Population Geographies A:Past and Present GEOG4113

  • Academic Session: 2024-25
  • School: School of Geographical and Earth Sciences
  • Credits: 10
  • Level: Level 4 (SCQF level 10)
  • Typically Offered: Either Semester 1 or Semester 2 (Alternate Years)
  • Available to Visiting Students: Yes
  • Collaborative Online International Learning: No

Short Description

Population Geographies 1: Past and Present is a 10-credit Honours Geography option course designed to introduce students to the academic study of Population Geography, a long-recognised sub-discipline of Geography concerned with the geographical dimensions of human populations. This course will provide an in-depth investigation of current issues, allowing students to think critically for themselves about the ideas and counter-ideas, literatures and scholars, and worldly examples and applications of population geography, older and more recent.

Timetable

3 hours per week over 5 weeks

Requirements of Entry

Students should have completed Level 2 Geography at minimum of grade D3

Excluded Courses

None.

Co-requisites

None.

Assessment

Group Presentation - 15%

Course essay - 2500 words (85%)

Main Assessment In: April/May

Are reassessment opportunities available for all summative assessments? Not applicable for Honours courses

Reassessments are normally available for all courses, except those which contribute to the Honours classification. For non-Honours courses, students are offered reassessment in all or any of the components of assessment if the satisfactory (threshold) grade for the overall course is not achieved at the first attempt. This is normally grade D3 for undergraduate students and grade C3 for postgraduate students. Exceptionally it may not be possible to offer reassessment of some coursework items, in which case the mark achieved at the first attempt will be counted towards the final course grade.

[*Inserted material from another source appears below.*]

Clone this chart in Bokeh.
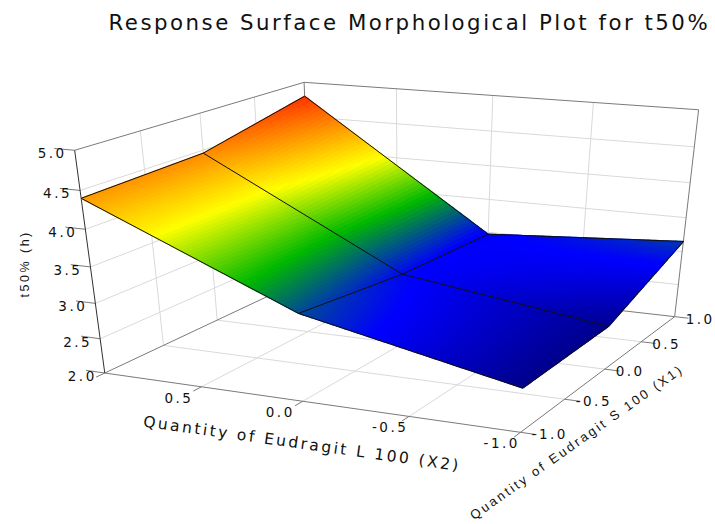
import numpy as np
from bokeh.plotting import figure
from bokeh.models import Range1d
from bokeh.core.properties import value
from bokeh.embed import file_html
from bokeh.resources import INLINE

title_text = "Response Surface Morphological Plot for t50%"
x1_label = "Quantity of Eudragit S 100 (X1)"
x2_label = "Quantity of Eudragit L 100 (X2)"
z_label = "t50% (h)"

x1_levels = [-1.0, 0.0, 1.0]
x2_levels = [1.0, 0.0, -1.0]
t50_x2_plus = [4.40, 4.46, 4.80]
t50_x2_zero = [3.21, 3.03, 2.97]
t50_x2_minus = [2.60, 2.62, 3.15]

x_ticks = [-1.0, -0.5, 0.0, 0.5, 1.0]
z_ticks = [2.0, 2.5, 3.0, 3.5, 4.0, 4.5, 5.0]

stop_z = [2.5, 3.0, 3.5, 4.0, 5.0]
stop_r = [0, 0, 0, 255, 255]
stop_g = [0, 0, 185, 255, 0]
stop_b = [110, 255, 0, 0, 0]

CAM = np.array([[-166.42799957619582, 119.60571641339128, -11.07887253782183, 402.3611141653966],
                [-9.089605535556613, -21.08289457182454, -71.11633018798362, 466.6573792759788],
                [0.040962402313880375, 0.08354556852827955, -0.027167740187529432, 1.0]])

def pr(a, b, c):
    h = CAM @ np.array([a, b, c, 1.0])
    return h[0] / h[2], h[1] / h[2]

def segs(pairs):
    xs, ys = [], []
    for s, e in pairs:
        p0, p1 = pr(*s), pr(*e)
        xs.append([p0[0], p1[0]])
        ys.append([p0[1], p1[1]])
    return xs, ys

def colour(z):
    r = int(np.interp(z, stop_z, stop_r))
    g = int(np.interp(z, stop_z, stop_g))
    b = int(np.interp(z, stop_z, stop_b))
    return f"#{r:02x}{g:02x}{b:02x}"

p = figure(width=715, height=524, x_range=Range1d(0, 715), y_range=Range1d(524, 0),
           output_backend="svg", toolbar_location=None, min_border=0,
           outline_line_color=None, background_fill_color="white",
           x_axis_location=None, y_axis_location=None)
p.grid.visible = False
p.styles = {"letter-spacing": "2.5px"}

inner = [t for t in x_ticks if abs(t) < 1]
inner_z = z_ticks[1:-1]
grid = []
for t in inner:
    grid += [((1, t, 2), (1, t, 5)), ((t, 1, 2), (t, 1, 5)),
             ((t, -1, 2), (t, 1, 2)), ((-1, t, 2), (1, t, 2))]
for z in inner_z:
    grid += [((1, -1, z), (1, 1, z)), ((1, 1, z), (-1, 1, z))]
gx, gy = segs(grid)
p.multi_line(gx, gy, line_color="#d9d9d9", line_width=1)

frame = [((1, -1, 5), (1, 1, 5)), ((1, 1, 5), (-1, 1, 5)), ((1, 1, 2), (1, 1, 5)),
         ((-1, 1, 2), (-1, 1, 5)), ((1, -1, 2), (-1, -1, 2)), ((-1, -1, 2), (-1, 1, 2)),
         ((1, -1, 2), (1, 1, 2)), ((1, 1, 2), (-1, 1, 2))]
for t in x_ticks:
    frame += [((-1, t, 2), (-1.07, t, 2)), ((t, -1, 2), (t, -1.07, 2))]
for z in z_ticks:
    frame += [((1, -1, z), (1.1, -1, z))]
fx, fy = segs(frame)
p.multi_line(fx, fy, line_color="#7a7a7a", line_width=1)
lx, ly = segs([((1, -1, 2), (1, -1, 5))])
p.multi_line(lx, ly, line_color="#303030", line_width=1)

rows = [t50_x2_plus, t50_x2_zero, t50_x2_minus]
N = 52
px, py, pc = [], [], []
for i in range(2):
    for j in range(2):
        a0, a1 = x2_levels[i], x2_levels[i + 1]
        b0, b1 = x1_levels[j], x1_levels[j + 1]
        z00, z01 = rows[i][j], rows[i][j + 1]
        z10, z11 = rows[i + 1][j], rows[i + 1][j + 1]
        def sz(u, v):
            return (z00 * (1 - u) + z10 * u) * (1 - v) + (z01 * (1 - u) + z11 * u) * v
        for m in range(N):
            for n in range(N):
                u0, u1, v0, v1 = m / N, (m + 1) / N, n / N, (n + 1) / N
                xs, ys = [], []
                for u, v in ((u0, v0), (u1, v0), (u1, v1), (u0, v1)):
                    q = pr(a0 + (a1 - a0) * u, b0 + (b1 - b0) * v, sz(u, v))
                    xs.append(q[0]); ys.append(q[1])
                px.append(xs); py.append(ys)
                pc.append(colour(sz((u0 + u1) / 2, (v0 + v1) / 2)))
p.patches(px, py, fill_color=pc, line_color=pc, line_width=1.3)

mesh = []
for i in range(3):
    for j in range(2):
        mesh.append(((x2_levels[i], x1_levels[j], rows[i][j]), (x2_levels[i], x1_levels[j + 1], rows[i][j + 1])))
for j in range(3):
    for i in range(2):
        mesh.append(((x2_levels[i], x1_levels[j], rows[i][j]), (x2_levels[i + 1], x1_levels[j], rows[i + 1][j])))
mx, my = segs(mesh)
p.multi_line(mx, my, line_color="#101010", line_width=1)

def label(xs, ys, texts, size, font="DejaVu Sans", angle=0.0, dx=0, dy=0):
    p.text(xs, ys, text=texts, text_font=value(font), text_font_size=size, text_color="#111111",
           text_align="left", text_baseline="middle", angle=angle, x_offset=dx, y_offset=dy)

fmt = lambda t: f"{t:.1f}"
zp = [pr(1, -1, z) for z in z_ticks]
label([q[0] for q in zp], [q[1] for q in zp], [fmt(z) for z in z_ticks], "13.5px", dx=-37, dy=3)
x2t = x_ticks[::-1]
tp = [pr(t, -1, 2) for t in x2t[1:]]
label([q[0] for q in tp], [q[1] for q in tp], [fmt(t) for t in x2t[1:]], "13.5px", dx=-37, dy=11)
tp = [pr(-1, t, 2) for t in x_ticks]
label([q[0] for q in tp], [q[1] for q in tp], [fmt(t) for t in x_ticks], "13.5px", dx=11, dy=2)

label([108], [22], [title_text], "21.3px")
label([143], [421], [x2_label], "15.5px", angle=np.radians(-8))
label([471], [516], [x1_label], "13px", font="Liberation Sans", angle=np.radians(35.3))
label([24], [297], [z_label], "12.5px", font="Liberation Sans", angle=np.pi / 2)

open("out.html", "w").write(file_html(p, INLINE))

Any such exceptions for this course are described below. 

Course Aims

■ To introduce students to the academic field of Population Geography, tracing its origins, traditional concerns, critical self-reflections and partial reconstruction in recent years.

■ To explore different ways of conceptualising the subject-matter of Population Geography: at its most general, meaning how the phenomena/constructs of 'population', 'space' and 'place' can be understood, particularly in combination.

■ To explain the different ways in which human populations can be conceptualised, 'measured', represented and debated - and the place/role of Population Geography in these respects.

■ To critically assess the traditional concerns (theories, methods and objects) of Population Geography, and to investigate how more recent versions of the sub-discipline have sought to rework such concerns.

■ To discuss arguments about 'the body count' - which bodies matter, where, when and why, and to who? - as central to the reworking of contemporary Population Geography.

■ To explore arguments about 'life stories' - how can individuals and populations bear witness to their own living and dying, sickness and health, loving and grieving - and the complex entanglements of such life stories with space and place.

Intended Learning Outcomes of Course

By the end of this course students will be able to:

■ Describe the subfield of Population Geography, older and more recent.

■ Discuss the connections between 'population', 'space' and 'place'.

■ Explain different conceptions of human population, its 'measurement and representation.

■ Compare and contrast more traditional and more contemporary (more 'critical') versions of Population Geography, particularly in terms of differing theories, methods and objects of study.

■ Discuss the issues at stake when debating 'the body count'.

■ Discuss the issues at stake in creating and witnessing 'life stories'

■ Think, read and write critically as apprentice human geographers interested in matters of population.

Minimum Requirement for Award of Credits

Students must submit at least 75% by weight of the components (including examinations) of the course's summative assessment.